“Doctors now have a more heightened awareness of autism and are diagnosing it with more frequency, and public schools….which first started using the category of autism during the 1991–1992 school year are reporting it more often….Epidemiologists are also counting it better.” In other words, the author of this academically sound survey assures us, there
is no “autism epidemic.” It’s just that we know more about autism now, and diagnose it better and earlier. After all, Roy Richard Grinker suggests, not so long ago people might have been posing the question, “Where did all these schizophrenics come from?” There were always schizophrenics and autistics in the world. But for too long, we didn’t know how to treat them.

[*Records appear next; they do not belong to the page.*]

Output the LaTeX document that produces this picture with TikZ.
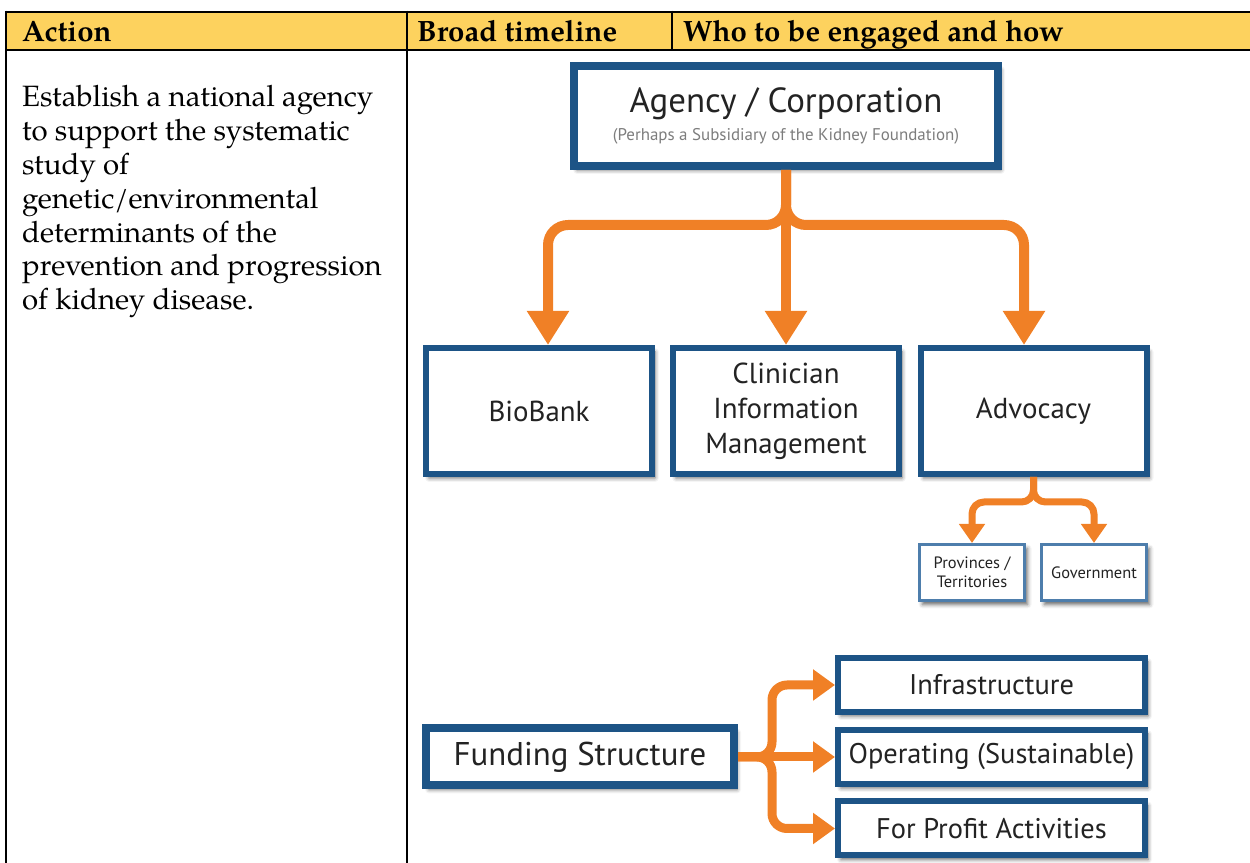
\documentclass[tikz,border=0pt]{standalone}
\usepackage{fontspec}
\setmainfont{TeX Gyre Pagella}
\newfontfamily\diagfont{PT Sans}
\usepackage{tikz}
\usetikzlibrary{arrows.meta,shadows.blur}

\definecolor{headfill}{RGB}{253,210,94}
\definecolor{boxblue}{RGB}{29,84,134}
\definecolor{thinblue}{RGB}{78,126,172}
\definecolor{feedorange}{RGB}{240,128,38}
\definecolor{labelgray}{RGB}{35,35,35}
\definecolor{notegray}{RGB}{125,125,125}

\begin{document}
\begin{tikzpicture}[>=latex,line join=bevel,
  rule/.style={line width=2.5bp,black},
  headtext/.style={anchor=base west,inner sep=0pt,font=\bfseries\fontsize{29.5}{32}\selectfont},
  bigbox/.style={draw=boxblue,line width=8bp,line join=miter,fill=white,inner sep=0pt,align=center,
    text=labelgray,font=\diagfont\fontsize{35}{38}\selectfont,
    blur shadow={shadow xshift=3bp,shadow yshift=-4bp,shadow blur radius=4bp,shadow opacity=60}},
  midbox/.style={bigbox,line width=6bp,minimum width=226bp,minimum height=126bp,
    font=\diagfont\fontsize{29}{35}\selectfont},
  smallbox/.style={bigbox,draw=thinblue,line width=3bp,minimum width=105bp,minimum height=56bp,
    font=\diagfont\fontsize{16.5}{19}\selectfont},
  sidebox/.style={bigbox,line width=6bp,minimum width=307bp,minimum height=54bp,
    font=\diagfont\fontsize{28.5}{30}\selectfont},
  feed/.style={draw=feedorange,line width=10bp,rounded corners=20bp,-{Triangle[width=40bp,length=34bp]}},
  subfeed/.style={draw=feedorange,line width=7bp,rounded corners=12bp,-{Triangle[width=25bp,length=19bp]}},
  fundfeed/.style={draw=feedorange,line width=9bp,rounded corners=15bp,-{Triangle[width=30bp,length=22bp]}},
]
\useasboundingbox (0bp,0bp) rectangle (1250bp,863bp);
%%
% Table frame
\fill[headfill] (6bp,813bp) rectangle (1250bp,851bp);
\draw[rule] (6bp,851bp) -- (1250bp,851bp);
\draw[rule] (6bp,813bp) -- (1250bp,813bp);
\draw[rule] (6bp,852.25bp) -- (6bp,0bp);
\draw[rule] (407bp,852.25bp) -- (407bp,0bp);
\draw[rule] (672bp,852.25bp) -- (672bp,813bp);
% Header cells
\node[headtext] (action) at (22bp,821bp) {Action};
\node[headtext] (timeline) at (417bp,821bp) {Broad timeline};
\node[headtext] (engaged) at (683bp,821bp) {Who to be engaged and how};
% Action text
\node[anchor=north west,align=left,inner sep=0pt,font=\fontsize{29.5}{34}\selectfont] (task) at (22bp,778bp)
  {Establish a national agency\\to support the systematic\\study of\\genetic/environmental\\determinants of the\\prevention and progression\\of kidney disease.};
%%
  % Node: agency
\begin{scope}
  \node[bigbox,minimum width=424bp,minimum height=100bp] (agency) at (786bp,747bp)
    {Agency / Corporation\\[-9bp]{\fontsize{17}{19}\selectfont\color{notegray}(Perhaps a Subsidiary of the Kidney Foundation)}};
\end{scope}
  % Node: biobank
\begin{scope}
  \node[midbox] (biobank) at (539bp,452bp) {BioBank};
\end{scope}
  % Node: clinician
\begin{scope}
  \node[midbox] (clinician) at (786bp,452bp) {Clinician\\Information\\Management};
\end{scope}
  % Node: advocacy
\begin{scope}
  \node[midbox] (advocacy) at (1033.5bp,452bp) {Advocacy};
\end{scope}
  % Node: provinces
\begin{scope}
  \node[smallbox] (provinces) at (972bp,290.5bp) {Provinces /\\Territories};
\end{scope}
  % Node: government
\begin{scope}
  \node[smallbox] (government) at (1094bp,290.5bp) {Government};
\end{scope}
  % Node: funding
\begin{scope}
  \node[bigbox,minimum width=308bp,minimum height=57bp,font=\diagfont\fontsize{33}{36}\selectfont] (funding) at (580bp,106bp) {Funding Structure};
\end{scope}
  % Node: infra
\begin{scope}
  \node[sidebox] (infra) at (991.5bp,178bp) {Infrastructure};
\end{scope}
  % Node: operating
\begin{scope}
  \node[sidebox] (operating) at (991.5bp,106bp) {Operating (Sustainable)};
\end{scope}
  % Node: profit
\begin{scope}
  \node[sidebox] (profit) at (991.5bp,34.5bp) {For Profit Activities};
\end{scope}
%%
  % Edge: agency -> biobank
  \draw[feed] (agency.south) |- (548bp,638bp) -- ([xshift=9bp]biobank.north);
  % Edge: agency -> clinician
  \draw[feed] (agency.south) -- (clinician.north);
  % Edge: agency -> advocacy
  \draw[feed] (agency.south) |- (1024bp,638bp) -- ([xshift=-9.5bp]advocacy.north);
  % Edge: advocacy -> provinces
  \draw[subfeed] (advocacy.south) |- (972bp,361bp) -- (provinces.north);
  % Edge: advocacy -> government
  \draw[subfeed] (advocacy.south) |- (1094bp,361bp) -- (government.north);
  % Edge: funding -> infra
  \draw[fundfeed] (funding.east) -- (772bp,106bp) |- (infra.west);
  % Edge: funding -> operating
  \draw[fundfeed] (funding.east) -- (operating.west);
  % Edge: funding -> profit
  \draw[fundfeed] (funding.east) -- (772bp,106bp) |- (profit.west);
%
\end{tikzpicture}
\end{document}
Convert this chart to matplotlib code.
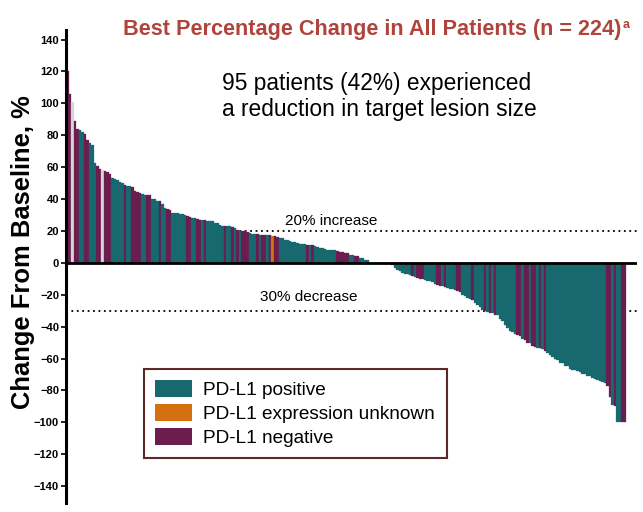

From the earliest “discovery” of autism, there have been suspicions that autism was caused by “cold” parents. This incorrect theory (it is a combination of biological and genetic factors) is sometimes bolstered when exhausted desperate parents appear to treat their autistic children like distant strangers. How much head banging, screaming and enraged outbursts can a loving parent take from their toddler or teen? There’s also the problem of fathers who may offer financial support to the autistic or otherwise disabled child but who can’t stand the suffering that the child brings to the family, and the amount of concentration the child requires from the mother, who simply withdraws, emotionally, physically or both.
Grinker tells us that a vast majority of autistic children are born into families in which both parents are of above-average intelligence. The mother may be a professional, and her seeming absence from home may be blamed for the problems her child experiences, even if this is not a fair appraisal. Though medical assessments of autism are gradually shifting, such attitudes still persist within the psychological profession. The author cites his own struggles to get help for his autistic daughter, Isabel. To obtain a diagnosis, a highly placed professional was consulted. This man directed his questions entirely towards the author’s wife, asking her about infant feeding schedules and time spent with and away from the child. Only toward the end of the interview and at the parents’ insistence did he begin to try to question the child herself, who at eight was terrified by the encounter and spent the whole time trying to get out of the locked office where she obviously felt imprisoned. The “expert” concluded that Isabel’s autism sprang partly from food issues caused by her mother’s neglect.
This book provides a comprehensive history of autism and examines how autism is viewed and treated in other countries, notably India and South Africa. The author wants parents of autistic children to feel that they are not alone. Though he clearly seeks to help people get competent treatment for their odd offspring, he does not reject any rational and kind-hearted method that may offer hope to a family. This makes the book a welcome resource.